Exercise description: Copy out the listing that follows, exact in every word, and skip the images.

Provided data:
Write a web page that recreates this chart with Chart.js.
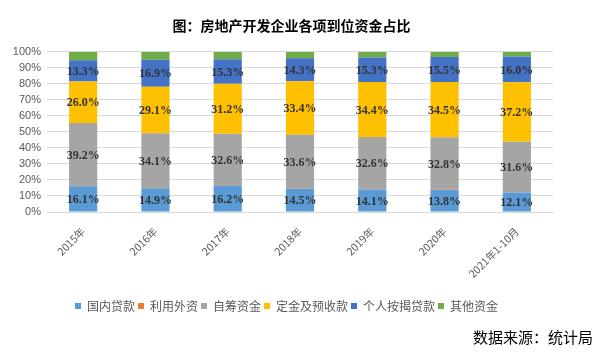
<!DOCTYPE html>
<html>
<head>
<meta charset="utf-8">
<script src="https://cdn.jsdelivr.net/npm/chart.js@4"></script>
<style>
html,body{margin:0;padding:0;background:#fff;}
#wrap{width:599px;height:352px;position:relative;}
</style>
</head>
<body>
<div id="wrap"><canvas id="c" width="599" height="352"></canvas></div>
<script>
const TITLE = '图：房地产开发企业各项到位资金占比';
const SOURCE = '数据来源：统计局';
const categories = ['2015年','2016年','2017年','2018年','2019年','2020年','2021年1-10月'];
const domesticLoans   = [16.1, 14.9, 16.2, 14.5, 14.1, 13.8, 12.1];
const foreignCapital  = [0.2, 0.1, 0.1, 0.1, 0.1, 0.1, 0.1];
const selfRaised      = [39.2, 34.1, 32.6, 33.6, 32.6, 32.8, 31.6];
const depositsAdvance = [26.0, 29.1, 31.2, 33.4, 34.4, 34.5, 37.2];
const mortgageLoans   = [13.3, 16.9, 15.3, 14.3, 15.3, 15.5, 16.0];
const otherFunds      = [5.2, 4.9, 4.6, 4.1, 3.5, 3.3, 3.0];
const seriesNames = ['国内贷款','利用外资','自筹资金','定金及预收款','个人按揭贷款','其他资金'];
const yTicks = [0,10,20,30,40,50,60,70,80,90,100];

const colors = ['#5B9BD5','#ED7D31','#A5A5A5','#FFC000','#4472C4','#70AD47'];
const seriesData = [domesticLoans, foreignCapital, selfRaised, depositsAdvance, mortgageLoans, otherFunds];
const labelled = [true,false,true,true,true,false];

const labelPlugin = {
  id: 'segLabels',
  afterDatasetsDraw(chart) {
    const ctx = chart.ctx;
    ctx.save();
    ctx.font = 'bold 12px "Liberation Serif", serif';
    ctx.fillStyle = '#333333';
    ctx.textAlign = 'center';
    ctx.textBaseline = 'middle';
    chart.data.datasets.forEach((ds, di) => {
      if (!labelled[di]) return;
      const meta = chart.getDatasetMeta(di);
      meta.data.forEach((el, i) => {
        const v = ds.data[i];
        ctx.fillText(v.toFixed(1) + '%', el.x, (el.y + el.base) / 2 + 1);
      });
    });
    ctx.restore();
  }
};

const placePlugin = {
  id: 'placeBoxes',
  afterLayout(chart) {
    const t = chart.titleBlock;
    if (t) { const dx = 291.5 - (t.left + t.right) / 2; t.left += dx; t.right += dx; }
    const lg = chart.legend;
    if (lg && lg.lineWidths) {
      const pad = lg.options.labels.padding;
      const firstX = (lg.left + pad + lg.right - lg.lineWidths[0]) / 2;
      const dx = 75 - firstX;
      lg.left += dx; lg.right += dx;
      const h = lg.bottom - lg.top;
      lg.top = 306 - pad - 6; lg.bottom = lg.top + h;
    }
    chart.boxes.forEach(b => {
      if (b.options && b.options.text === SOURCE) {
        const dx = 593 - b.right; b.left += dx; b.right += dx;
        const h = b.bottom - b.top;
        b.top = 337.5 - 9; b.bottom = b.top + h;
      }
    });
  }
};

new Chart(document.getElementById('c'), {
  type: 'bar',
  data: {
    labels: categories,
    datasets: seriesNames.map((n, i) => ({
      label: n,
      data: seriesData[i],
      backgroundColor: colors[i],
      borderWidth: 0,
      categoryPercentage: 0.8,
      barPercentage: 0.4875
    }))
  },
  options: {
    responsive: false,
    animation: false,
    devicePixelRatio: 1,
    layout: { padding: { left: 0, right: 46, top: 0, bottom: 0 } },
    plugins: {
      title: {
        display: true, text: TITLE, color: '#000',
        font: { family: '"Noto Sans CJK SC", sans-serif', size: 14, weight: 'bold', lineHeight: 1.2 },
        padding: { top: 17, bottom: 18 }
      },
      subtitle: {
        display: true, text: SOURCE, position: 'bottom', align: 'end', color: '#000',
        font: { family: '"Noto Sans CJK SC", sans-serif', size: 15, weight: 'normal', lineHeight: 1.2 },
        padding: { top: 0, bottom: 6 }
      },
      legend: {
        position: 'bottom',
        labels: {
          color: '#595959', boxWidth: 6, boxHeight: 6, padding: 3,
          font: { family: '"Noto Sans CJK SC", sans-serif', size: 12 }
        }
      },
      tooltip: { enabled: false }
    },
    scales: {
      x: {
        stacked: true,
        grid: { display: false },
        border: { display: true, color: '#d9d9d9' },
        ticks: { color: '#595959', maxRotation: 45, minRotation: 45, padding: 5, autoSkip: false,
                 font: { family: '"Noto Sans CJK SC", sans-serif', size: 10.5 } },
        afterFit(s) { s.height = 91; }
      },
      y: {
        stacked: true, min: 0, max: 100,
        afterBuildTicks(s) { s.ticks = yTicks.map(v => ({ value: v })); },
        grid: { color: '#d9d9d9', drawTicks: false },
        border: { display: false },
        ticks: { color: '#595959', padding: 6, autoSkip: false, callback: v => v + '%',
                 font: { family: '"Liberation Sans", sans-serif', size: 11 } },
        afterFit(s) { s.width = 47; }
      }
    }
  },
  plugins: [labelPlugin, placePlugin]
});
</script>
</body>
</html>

Solved problem:
Write a web page that recreates this chart with Chart.js.
<!DOCTYPE html>
<html>
<head>
<meta charset="utf-8">
<script src="https://cdn.jsdelivr.net/npm/chart.js@4"></script>
<style>
html,body{margin:0;padding:0;background:#fff;}
#wrap{width:599px;height:352px;position:relative;}
</style>
</head>
<body>
<div id="wrap"><canvas id="c" width="599" height="352"></canvas></div>
<script>
const TITLE = '图：房地产开发企业各项到位资金占比';
const SOURCE = '数据来源：统计局';
const categories = ['2015年','2016年','2017年','2018年','2019年','2020年','2021年1-10月'];
const domesticLoans   = [16.1, 14.9, 16.2, 14.5, 14.1, 13.8, 12.1];
const foreignCapital  = [0.2, 0.1, 0.1, 0.1, 0.1, 0.1, 0.1];
const selfRaised      = [39.2, 34.1, 32.6, 33.6, 32.6, 32.8, 31.6];
const depositsAdvance = [26.0, 29.1, 31.2, 33.4, 34.4, 34.5, 37.2];
const mortgageLoans   = [13.3, 16.9, 15.3, 14.3, 15.3, 15.5, 16.0];
const otherFunds      = [5.2, 4.9, 4.6, 4.1, 3.5, 3.3, 3.0];
const seriesNames = ['国内贷款','利用外资','自筹资金','定金及预收款','个人按揭贷款','其他资金'];
const yTicks = [0,10,20,30,40,50,60,70,80,90,100];

const colors = ['#5B9BD5','#ED7D31','#A5A5A5','#FFC000','#4472C4','#70AD47'];
const seriesData = [domesticLoans, foreignCapital, selfRaised, depositsAdvance, mortgageLoans, otherFunds];
const labelled = [true,false,true,true,true,false];

const labelPlugin = {
  id: 'segLabels',
  afterDatasetsDraw(chart) {
    const ctx = chart.ctx;
    ctx.save();
    ctx.font = 'bold 12px "Liberation Serif", serif';
    ctx.fillStyle = '#333333';
    ctx.textAlign = 'center';
    ctx.textBaseline = 'middle';
    chart.data.datasets.forEach((ds, di) => {
      if (!labelled[di]) return;
      const meta = chart.getDatasetMeta(di);
      meta.data.forEach((el, i) => {
        const v = ds.data[i];
        ctx.fillText(v.toFixed(1) + '%', el.x, (el.y + el.base) / 2 + 1);
      });
    });
    ctx.restore();
  }
};

const placePlugin = {
  id: 'placeBoxes',
  afterLayout(chart) {
    const t = chart.titleBlock;
    if (t) { const dx = 291.5 - (t.left + t.right) / 2; t.left += dx; t.right += dx; }
    const lg = chart.legend;
    if (lg && lg.lineWidths) {
      const pad = lg.options.labels.padding;
      const firstX = (lg.left + pad + lg.right - lg.lineWidths[0]) / 2;
      const dx = 75 - firstX;
      lg.left += dx; lg.right += dx;
      const h = lg.bottom - lg.top;
      lg.top = 306 - pad - 6; lg.bottom = lg.top + h;
    }
    chart.boxes.forEach(b => {
      if (b.options && b.options.text === SOURCE) {
        const dx = 593 - b.right; b.left += dx; b.right += dx;
        const h = b.bottom - b.top;
        b.top = 337.5 - 9; b.bottom = b.top + h;
      }
    });
  }
};

new Chart(document.getElementById('c'), {
  type: 'bar',
  data: {
    labels: categories,
    datasets: seriesNames.map((n, i) => ({
      label: n,
      data: seriesData[i],
      backgroundColor: colors[i],
      borderWidth: 0,
      categoryPercentage: 0.8,
      barPercentage: 0.4875
    }))
  },
  options: {
    responsive: false,
    animation: false,
    devicePixelRatio: 1,
    layout: { padding: { left: 0, right: 46, top: 0, bottom: 0 } },
    plugins: {
      title: {
        display: true, text: TITLE, color: '#000',
        font: { family: '"Noto Sans CJK SC", sans-serif', size: 14, weight: 'bold', lineHeight: 1.2 },
        padding: { top: 17, bottom: 18 }
      },
      subtitle: {
        display: true, text: SOURCE, position: 'bottom', align: 'end', color: '#000',
        font: { family: '"Noto Sans CJK SC", sans-serif', size: 15, weight: 'normal', lineHeight: 1.2 },
        padding: { top: 0, bottom: 6 }
      },
      legend: {
        position: 'bottom',
        labels: {
          color: '#595959', boxWidth: 6, boxHeight: 6, padding: 3,
          font: { family: '"Noto Sans CJK SC", sans-serif', size: 12 }
        }
      },
      tooltip: { enabled: false }
    },
    scales: {
      x: {
        stacked: true,
        grid: { display: false },
        border: { display: true, color: '#d9d9d9' },
        ticks: { color: '#595959', maxRotation: 45, minRotation: 45, padding: 5, autoSkip: false,
                 font: { family: '"Noto Sans CJK SC", sans-serif', size: 10.5 } },
        afterFit(s) { s.height = 91; }
      },
      y: {
        stacked: true, min: 0, max: 100,
        afterBuildTicks(s) { s.ticks = yTicks.map(v => ({ value: v })); },
        grid: { color: '#d9d9d9', drawTicks: false },
        border: { display: false },
        ticks: { color: '#595959', padding: 6, autoSkip: false, callback: v => v + '%',
                 font: { family: '"Liberation Sans", sans-serif', size: 11 } },
        afterFit(s) { s.width = 47; }
      }
    }
  },
  plugins: [labelPlugin, placePlugin]
});
</script>
</body>
</html>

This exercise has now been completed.